Ericsson executive Gordon Castle reports that his company has been anticipating the hybrid network for three years, and underscores Ripley’s enthusiasm for mobile delivery. “In five years there will be twice as many smartphones,” he said. “Millennials already spend 50 percent of their content viewing on mobile devices.” But, he notes, letting the consumer watch content on an array of devices requires a seamless experience, “delivered in the most efficient way possible.”

Aslam Khader, chief product officer of Elemental Technologies, an Amazon Web Services company, says his company was set up ten years ago as one that “focused on a unified video infrastructure, delivering to any device anywhere.” “OTT has been difficult to conquer, but we now make it easy for customers,” he said. “We see the industry moving that way.”

Ripley says that Sinclair will continue to be “a core network affiliate, TV provider,” but “ATSC is about going beyond TV broadcasting and into the mobile business.”

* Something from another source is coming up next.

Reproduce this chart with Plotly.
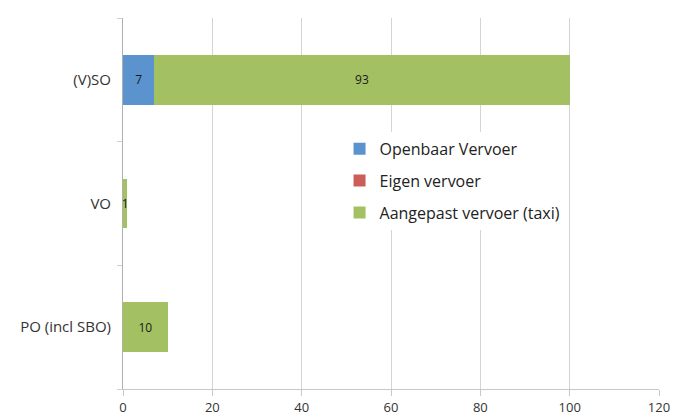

South Korea, which adopted the ATSC 3.0 standard, is already a model for deployment. “We’ll be able to piggyback off that for receivers,” said Ripley. “When OEMs see the industry rolling out, we don’t perceive any problems with devices being available.” Castle added that “we already have hybrid delivery in many countries around the world,” noting that 3.0 is a driver for 5G adoption. Khader emphasized that, “scalable video is an interesting proposition to manage.”

“We believe that as devices become 3.0 capable, we’ll definitely be able to support it,” he said.

Ripley is certain that, “ten years from now … the TV business won’t look anything like it looks like today.” “But our distribution system will be flexible enough to use its capacity at its highest and best use,” he said. “Everything becomes possible under ATSC 3.0. It breaks the industry out of the box.”